Es en la jungla de Bois Caiman bajo La Tempestad, donde el aquelarre convoca la próxima rebeldía trascendente, lejos de la malcriadez de los autocomplacidos. Ahí en la selva imperfecta, sucia, agreste, agresora, inmisericorde. La jungla que no da tregua. Llena de veredas, meandros, retrocesos, caudales, rápidos, riachuelos, y ríos como océanos donde la exuberancia nace y crece plantándole cara a los monstruos de siete leguas que van engullendo mundos.
Pero regresemos a los que sirven memorias como olvidos. Hay una hermosura que renueva en aquellos dementes que aparentemente perdieron la memoria pero no perdieron el oficio. Quizás, pícaros, simulan ya no saber por qué están ahí, pero nos demuestran qué vinieron a hacer. Es esa convicción la que en ocasiones salva. Hay una locura hermosa en aparentar olvido para renunciar a las derrotas y anunciar un nuevo asalto, un nuevo comienzo.

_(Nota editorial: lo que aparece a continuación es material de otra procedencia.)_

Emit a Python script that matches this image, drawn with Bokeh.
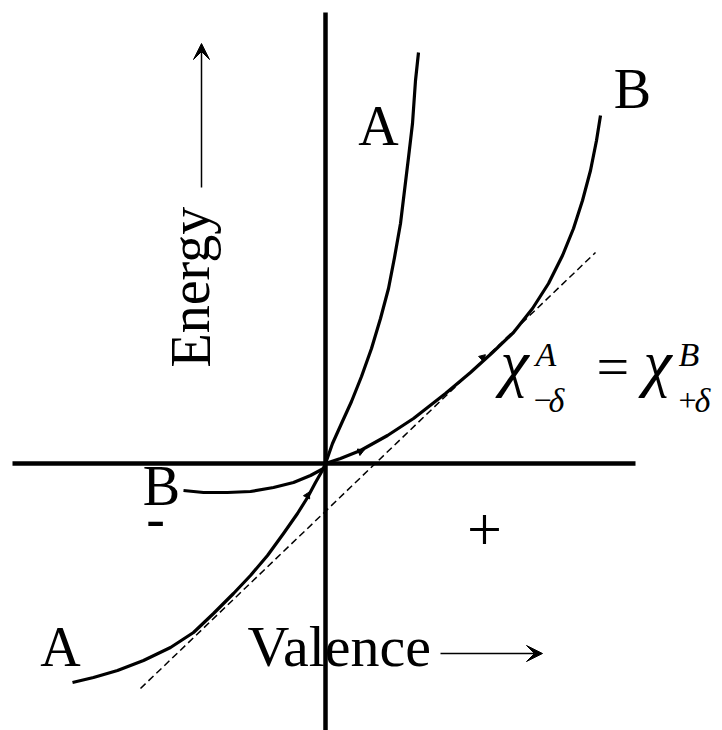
from bokeh.plotting import figure
from bokeh.models import Range1d, Label, Arrow, VeeHead
from bokeh.embed import file_html
from bokeh.resources import INLINE

# Curve A: steep energy curve (valence, energy)
valence_A = [-2.53, -2.32, -2.08, -1.82, -1.55, -1.32, -1.12, -0.92, -0.75, -0.58, -0.42,
             -0.28, -0.18, -0.10, -0.02, 0.0, 0.07, 0.16, 0.26, 0.36, 0.46, 0.55, 0.63,
             0.69, 0.75, 0.79, 0.83, 0.87, 0.90, 0.93]
energy_A = [-2.19, -2.14, -2.07, -1.97, -1.84, -1.69, -1.50, -1.30, -1.12, -0.92, -0.70,
            -0.50, -0.34, -0.19, -0.05, 0.0, 0.20, 0.40, 0.62, 0.87, 1.15, 1.45, 1.75,
            2.06, 2.40, 2.73, 3.06, 3.40, 3.83, 4.11]

# Curve B: shallow energy curve
valence_B = [-1.42, -1.22, -0.98, -0.75, -0.52, -0.32, -0.15, -0.02, 0.0, 0.15, 0.35,
             0.62, 0.88, 1.20, 1.45, 1.67, 1.88, 2.07, 2.23, 2.37, 2.48, 2.57, 2.65,
             2.71, 2.75]
energy_B = [-0.27, -0.29, -0.29, -0.28, -0.24, -0.19, -0.12, -0.05, 0.0, 0.05, 0.13,
            0.28, 0.45, 0.70, 0.91, 1.11, 1.31, 1.55, 1.80, 2.08, 2.35, 2.63, 2.93,
            3.23, 3.48]

# Common tangent (equal electronegativity)
valence_T = [-1.85, 2.70]
energy_T = [-2.25, 2.11]

# small direction marks on the curves
mark_x = [-0.18, 0.35, 1.57]
mark_y = [-0.32, 0.12, 1.06]
mark_angle = [-0.48, -1.19, -0.80]

FONT = "Liberation Serif"

p = figure(width=722, height=730, x_range=Range1d(-3.25, 3.97), y_range=Range1d(-2.67, 4.63),
           x_axis_type=None, y_axis_type=None, output_backend="svg", toolbar_location=None,
           min_border=0)
p.grid.visible = False
p.outline_line_color = None
p.background_fill_color = "white"
p.border_fill_color = "white"

# coordinate axes through the origin
p.segment(x0=[-3.13], y0=[0], x1=[3.10], y1=[0], line_color="black", line_width=4.5)
p.segment(x0=[0], y0=[-2.70], x1=[0], y1=[4.51], line_color="black", line_width=4.5)

# tangent line and the two curves
p.line(valence_T, energy_T, line_color="black", line_width=1.5, line_dash="7 4")
p.line(valence_A, energy_A, line_color="black", line_width=3.2, line_join="round")
p.line(valence_B, energy_B, line_color="black", line_width=3.2, line_join="round")
p.scatter(mark_x, mark_y, marker="triangle", size=7, angle=mark_angle,
          fill_color="black", line_color="black")

# axis arrows
p.add_layout(Arrow(end=VeeHead(size=16, fill_color="black", line_color="black"),
                   x_start=-1.24, y_start=2.76, x_end=-1.24, y_end=4.20,
                   line_color="black", line_width=1.5))
p.add_layout(Arrow(end=VeeHead(size=16, fill_color="black", line_color="black"),
                   x_start=1.15, y_start=-1.90, x_end=2.17, y_end=-1.90,
                   line_color="black", line_width=1.5))


def lab(x, y, text, size=56, align="left", style="normal", angle=0.0):
    p.add_layout(Label(x=x, y=y, text=text, text_font=FONT, text_font_size=f"{size}px",
                       text_align=align, text_baseline="alphabetic", text_font_style=style,
                       angle=angle, text_color="black"))


lab(0.53, 3.38, "A", align="center")
lab(3.07, 3.75, "B", align="center")
lab(-1.64, -0.22, "B", align="center")
lab(-2.65, -1.83, "A", align="center")
lab(-1.70, -0.54, "-", align="center")
lab(1.59, -0.66, "+", size=62, align="center")
lab(-0.78, -1.83, "Valence", size=58)
lab(-1.35, 0.96, "Energy", angle=1.5708)

# chi^A_{-delta} = chi^B_{+delta}
lab(1.75, 1.01, "χ", size=64, style="italic")
lab(2.10, 1.09, "A", size=34, style="italic")
lab(2.08, 0.63, "−", size=32)
lab(2.23, 0.63, "δ", size=34, style="italic")
lab(2.71, 0.97, "=", size=58)
lab(3.18, 1.01, "χ", size=64, style="italic")
lab(3.53, 1.09, "B", size=34, style="italic")
lab(3.53, 0.63, "+", size=32)
lab(3.69, 0.63, "δ", size=34, style="italic")

open("out.html", "w").write(file_html(p, INLINE))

Cuando el presente parece senil y carente de memoria, y el recuerdo se muestra terriblemente trastrocado, sobre su base se erige el potencial de una creatividad inexplorada, fuente de alegría. Puede parecer trágico que deban hallarse fuerzas en la senil locura que lucha contra la desmemoria, pero no olvidemos que de la decadencia, también salió la renovación que regresó a la militancia intelectual de las causas asaltantes del cielo, y, fundando la vanguardia, se fueron de los congresos a las trincheras republicanas, y no le temieron a embarrarse de la imperfección de lo que se construye, como aquel Fausto que tardó una vida inmortal en tomar forma definitiva.
¿Qué es la gran epopeya humana, sino la lucha perenne entre la convicción del destino trágico y la rebeldía inagotable convencida de que cambiará ese destino?